§ **WORK TO DO**: In the entries below, identify every line with the string "standalone" and copy it.

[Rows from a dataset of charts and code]

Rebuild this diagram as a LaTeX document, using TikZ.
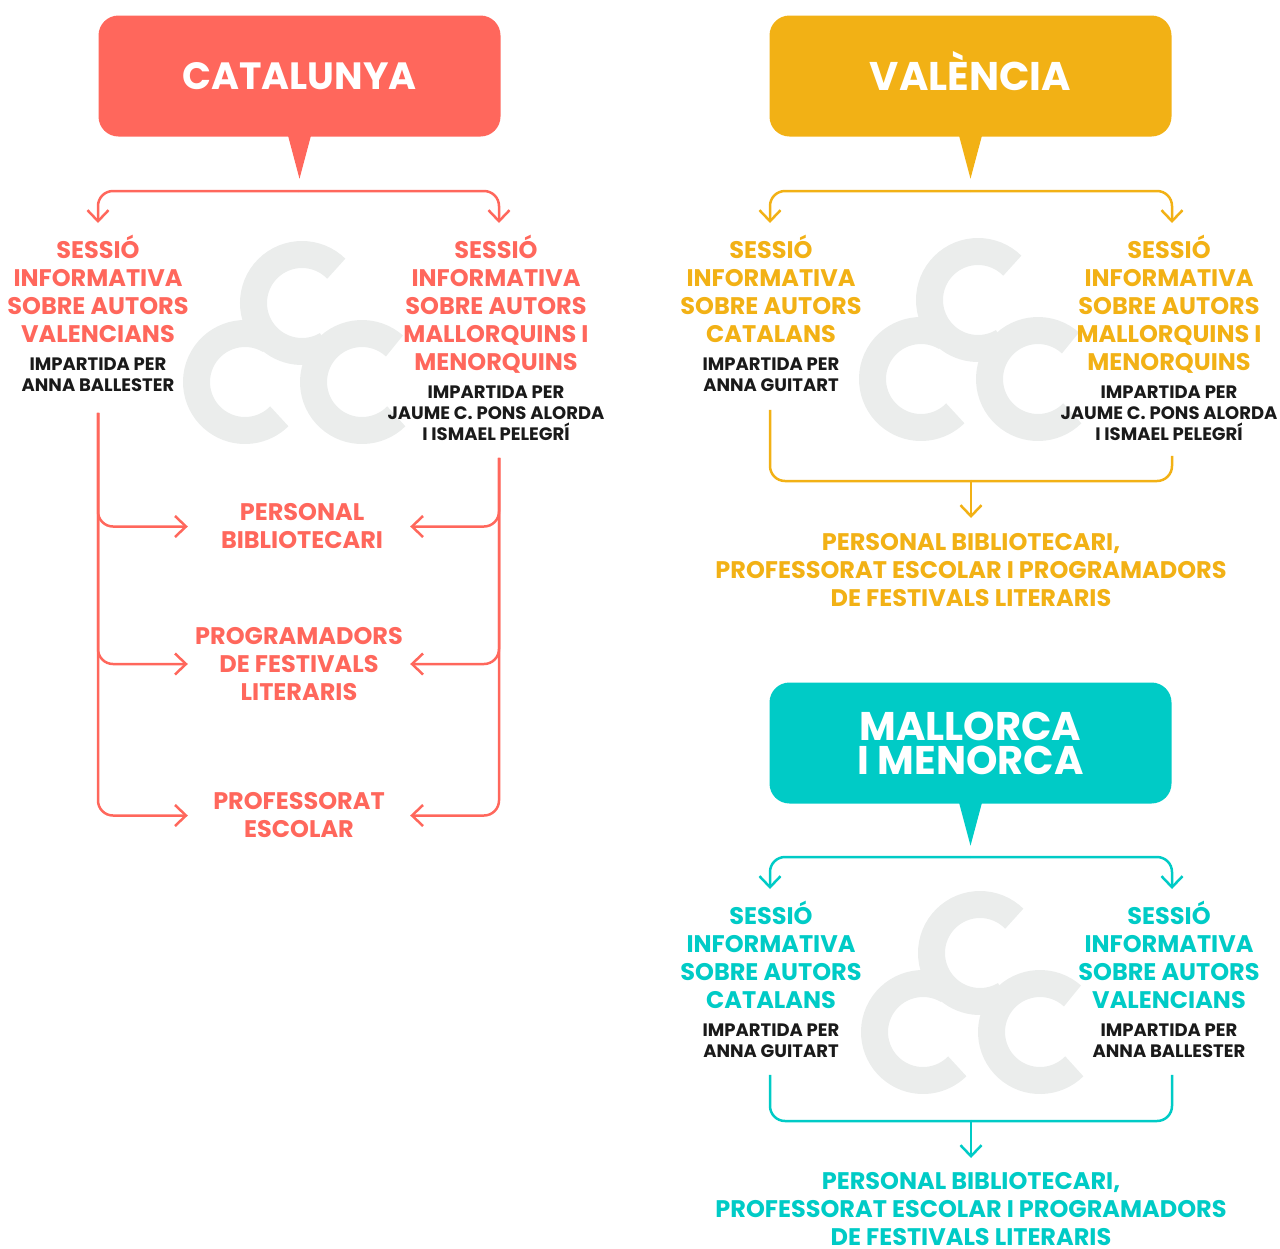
\documentclass[tikz,border=0pt]{standalone}
\usepackage{fontspec}
\setmainfont{Poppins}
\usetikzlibrary{arrows.meta,positioning}
\definecolor{catcolor}{HTML}{FF675C}
\definecolor{valcolor}{HTML}{F2B115}
\definecolor{balcolor}{HTML}{00CBC6}
\definecolor{logocolor}{HTML}{EBEDEC}
\definecolor{inkcolor}{HTML}{1A1A1A}
\newcommand{\cclogo}[2]{%
  \begin{scope}[shift={(#1,#2)}]
    \draw [logoring] (120,63) ++(45:48.5pt) arc [start angle=45,end angle=300,radius=48.5pt];
    \draw [logoring] (63,142) ++(60:48.5pt) arc [start angle=60,end angle=315,radius=48.5pt];
    \draw [logoring] (180,142) ++(48:48.5pt) arc [start angle=48,end angle=315,radius=48.5pt];
  \end{scope}}

\begin{document}
\begin{tikzpicture}[x=1pt,y=-1pt,>={Straight Barb[length=11pt,width=21pt]},node distance=12pt]
    \tikzstyle{logoring}=[line width=27pt,draw=logocolor]
    \tikzstyle{region}=[rectangle,rounded corners=20pt,minimum width=402pt,minimum height=121pt,
    inner sep=0pt,text=white,align=center,font=\bfseries\fontsize{38}{34}\selectfont]
    \tikzstyle{regionwide}=[region,font=\bfseries\fontsize{40}{34}\selectfont]
    \tikzstyle{topic}=[inner sep=0pt,align=center,font=\bfseries\fontsize{24}{28}\selectfont]
    \tikzstyle{speaker}=[inner sep=0pt,align=center,text=inkcolor,font=\bfseries\fontsize{18}{21}\selectfont]
    \tikzstyle{wire}=[line width=2.5pt,rounded corners=15pt]

    \useasboundingbox (0,0) rectangle (1280,1248);

    \cclogo{182}{240}
    \cclogo{858}{237}
    \cclogo{860}{890}

    % Catalunya
    \node [region,fill=catcolor] (cat) at (299.5,76) {CATALUNYA};
    \fill [catcolor] ([xshift=-12pt,yshift=3pt]cat.south) -- ([xshift=12pt,yshift=3pt]cat.south) -- ([yshift=-42pt]cat.south) -- cycle;
    \coordinate (cat-bar) at (298,191);
    \node [topic,catcolor,anchor=north] (cat-s1) at (98,235) {SESSIÓ\\INFORMATIVA\\SOBRE AUTORS\\VALENCIANS\vphantom{Q}};
    \node [speaker,below=of cat-s1] (cat-p1) {IMPARTIDA PER\\ANNA BALLESTER};
    \node [topic,catcolor,anchor=north] (cat-s2) at (496,235) {SESSIÓ\\INFORMATIVA\\SOBRE AUTORS\\MALLORQUINS I\\MENORQUINS};
    \node [speaker,below=of cat-s2] (cat-p2) {IMPARTIDA PER\\JAUME C. PONS ALORDA\\I ISMAEL PELEGRÍ};
    \node [topic,catcolor,minimum width=222pt] (cat-t1) at (299,526.5) {\hspace*{6pt}PERSONAL\\\hspace*{6pt}BIBLIOTECARI};
    \node [topic,catcolor,minimum width=222pt] (cat-t2) at (299,664) {PROGRAMADORS\\DE FESTIVALS\\LITERARIS};
    \node [topic,catcolor,minimum width=222pt] (cat-t3) at (299,815.5) {PROFESSORAT\\ESCOLAR};

    \draw [wire,catcolor,->,shorten >=12pt] (cat-bar) -| (cat-s1.north);
    \draw [wire,catcolor,->,shorten >=12pt] (cat-bar) -| ([xshift=3pt]cat-s2.north);
    \foreach \t in {cat-t1,cat-t2,cat-t3} {
      \draw [wire,catcolor,->,shorten <=21pt] (cat-p1.south) |- (\t.west);
      \draw [wire,catcolor,->,shorten <=17pt] ([xshift=3pt]cat-p2.south) |- (\t.east);
    }

    % Valencia
    \node [regionwide,fill=valcolor] (val) at (970.5,76) {VAL\smash{È}NCIA};
    \fill [valcolor] ([xshift=-12pt,yshift=3pt]val.south) -- ([xshift=12pt,yshift=3pt]val.south) -- ([yshift=-42pt]val.south) -- cycle;
    \coordinate (val-bar) at (970,191);
    \coordinate (val-join) at (971,481);
    \node [topic,valcolor,anchor=north] (val-s1) at (771,235) {SESSIÓ\\INFORMATIVA\\SOBRE AUTORS\\CATALANS\vphantom{Q}};
    \node [speaker,below=of val-s1] (val-p1) {IMPARTIDA PER\\ANNA GUITART};
    \node [topic,valcolor,anchor=north] (val-s2) at (1169,235) {SESSIÓ\\INFORMATIVA\\SOBRE AUTORS\\MALLORQUINS I\\MENORQUINS};
    \node [speaker,below=of val-s2] (val-p2) {IMPARTIDA PER\\JAUME C. PONS ALORDA\\I ISMAEL PELEGRÍ};
    \node [topic,valcolor,anchor=north] (val-t) at (971,533) {PERSONAL BIBLIOTECARI,\\PROFESSORAT ESCOLAR I PROGRAMADORS\\DE FESTIVALS LITERARIS};

    \draw [wire,valcolor,->,shorten >=12pt] (val-bar) -| ([xshift=-1pt]val-s1.north);
    \draw [wire,valcolor,->,shorten >=12pt] (val-bar) -| ([xshift=3pt]val-s2.north);
    \draw [wire,valcolor,shorten <=18pt] ([xshift=-1pt]val-p1.south) |- (val-join);
    \draw [wire,valcolor,shorten <=15pt] ([xshift=3pt]val-p2.south) |- (val-join);
    \draw [wire,valcolor,->,shorten >=15pt] (val-join) -- (val-t.north);

    % Mallorca i Menorca
    \node [regionwide,fill=balcolor] (bal) at (970.5,743) {MALLORCA\\I MENORCA};
    \fill [balcolor] ([xshift=-12pt,yshift=3pt]bal.south) -- ([xshift=12pt,yshift=3pt]bal.south) -- ([yshift=-42pt]bal.south) -- cycle;
    \coordinate (bal-bar) at (970,857);
    \coordinate (bal-join) at (971,1121);
    \node [topic,balcolor,anchor=north] (bal-s1) at (771,901) {SESSIÓ\\INFORMATIVA\\SOBRE AUTORS\\CATALANS\vphantom{Q}};
    \node [speaker,below=of bal-s1] (bal-p1) {IMPARTIDA PER\\ANNA GUITART};
    \node [topic,balcolor,anchor=north] (bal-s2) at (1169,901) {SESSIÓ\\INFORMATIVA\\SOBRE AUTORS\\VALENCIANS\vphantom{Q}};
    \node [speaker,below=of bal-s2] (bal-p2) {IMPARTIDA PER\\ANNA BALLESTER};
    \node [topic,balcolor,anchor=north] (bal-t) at (971,1172) {PERSONAL BIBLIOTECARI,\\PROFESSORAT ESCOLAR I PROGRAMADORS\\DE FESTIVALS LITERARIS};

    \draw [wire,balcolor,->,shorten >=12pt] (bal-bar) -| ([xshift=-1pt]bal-s1.north);
    \draw [wire,balcolor,->,shorten >=12pt] (bal-bar) -| ([xshift=3pt]bal-s2.north);
    \draw [wire,balcolor,shorten <=17pt] ([xshift=-1pt]bal-p1.south) |- (bal-join);
    \draw [wire,balcolor,shorten <=17pt] ([xshift=3pt]bal-p2.south) |- (bal-join);
    \draw [wire,balcolor,->,shorten >=14pt] (bal-join) -- (bal-t.north);

\end{tikzpicture}
\end{document}
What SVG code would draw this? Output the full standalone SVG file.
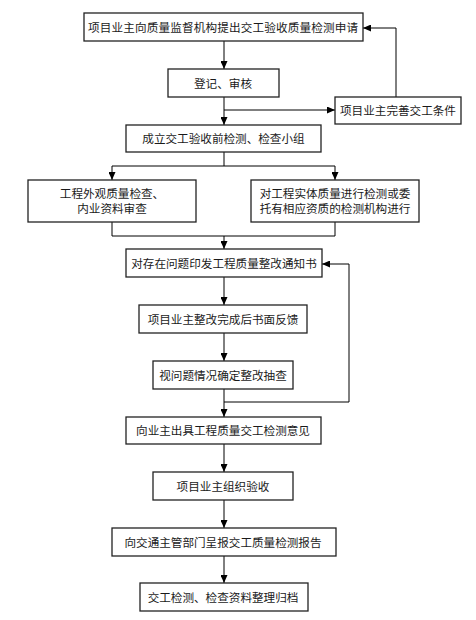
<svg xmlns="http://www.w3.org/2000/svg" width="476" height="620" viewBox="0 0 476 620">
<defs>
<marker id="arr" markerWidth="8" markerHeight="7" refX="8" refY="3.5" orient="auto" markerUnits="userSpaceOnUse">
<path d="M0,0 L8,3.5 L0,7 z" fill="#000"/>
</marker>
<style>
rect.box{fill:#fff;stroke:#222;stroke-width:1.3}
text{font-family:"Noto Sans CJK SC","Liberation Serif",serif;font-size:11.6px;fill:#1a1a1a;text-anchor:middle}
.c path,.c line,.c polyline{fill:none;stroke:#000;stroke-width:1}
</style>
</defs>
<rect width="476" height="620" fill="#fff"/>
<g class="c" id="connectors">
<line x1="224" y1="41" x2="224" y2="69" marker-end="url(#arr)"/>
<line x1="224" y1="97" x2="224" y2="125" marker-end="url(#arr)"/>
<line x1="224" y1="110" x2="335" y2="110" marker-end="url(#arr)"/>
<polyline points="396,97 396,28 363,28" marker-end="url(#arr)"/>
<line x1="224" y1="152" x2="224" y2="166"/>
<line x1="112" y1="166" x2="335" y2="166"/>
<line x1="112" y1="166" x2="112" y2="180" marker-end="url(#arr)"/>
<line x1="335" y1="166" x2="335" y2="180" marker-end="url(#arr)"/>
<polyline points="112,222 112,236 335,236 335,222"/>
<line x1="224" y1="236" x2="224" y2="249" marker-end="url(#arr)"/>
<line x1="224" y1="277" x2="224" y2="305" marker-end="url(#arr)"/>
<line x1="224" y1="333" x2="224" y2="361" marker-end="url(#arr)"/>
<line x1="224" y1="389" x2="224" y2="417" marker-end="url(#arr)"/>
<polyline points="224,402 349,402 349,264 322,264" marker-end="url(#arr)"/>
<line x1="224" y1="444" x2="224" y2="472" marker-end="url(#arr)"/>
<line x1="224" y1="500" x2="224" y2="528" marker-end="url(#arr)"/>
<line x1="224" y1="556" x2="224" y2="583" marker-end="url(#arr)"/>
</g>
<g id="n1"><rect class="box" x="84" y="13" width="279" height="28"/><text x="223" y="31.5" textLength="270" lengthAdjust="spacing">项目业主向质量监督机构提出交工验收质量检测申请</text></g>
<g id="n2"><rect class="box" x="168" y="69" width="111" height="28"/><text x="223" y="87.5">登记、审核</text></g>
<g id="n3"><rect class="box" x="335" y="97" width="126" height="27"/><text x="398" y="115">项目业主完善交工条件</text></g>
<g id="n4"><rect class="box" x="126" y="125" width="195" height="27"/><text x="223.5" y="143">成立交工验收前检测、检查小组</text></g>
<g id="n5"><rect class="box" x="28" y="180" width="168" height="42"/><text x="112" y="197.5">工程外观质量检查、</text><text x="112" y="212.5">内业资料审查</text></g>
<g id="n6"><rect class="box" x="251" y="180" width="168" height="42"/><text x="335" y="197.5">对工程实体质量进行检测或委</text><text x="335" y="212.5">托有相应资质的检测机构进行</text></g>
<g id="n7"><rect class="box" x="126" y="249" width="196" height="28"/><text x="224" y="267.5">对存在问题印发工程质量整改通知书</text></g>
<g id="n8"><rect class="box" x="139" y="305" width="168" height="28"/><text x="223" y="323.5">项目业主整改完成后书面反馈</text></g>
<g id="n9"><rect class="box" x="153" y="361" width="140" height="28"/><text x="223" y="379.5">视问题情况确定整改抽查</text></g>
<g id="n10"><rect class="box" x="126" y="417" width="195" height="27"/><text x="223" y="435">向业主出具工程质量交工检测意见</text></g>
<g id="n11"><rect class="box" x="153" y="472" width="140" height="28"/><text x="223" y="490.5">项目业主组织验收</text></g>
<g id="n12"><rect class="box" x="112" y="528" width="224" height="28"/><text x="223" y="546.5">向交通主管部门呈报交工质量检测报告</text></g>
<g id="n13"><rect class="box" x="140" y="583" width="168" height="28"/><text x="223" y="601.5">交工检测、检查资料整理归档</text></g>
</svg>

§ **WRITTEN ANSWER**:
\documentclass[tikz,border=0pt]{standalone}
What SVG code would draw this? Output the full standalone SVG file.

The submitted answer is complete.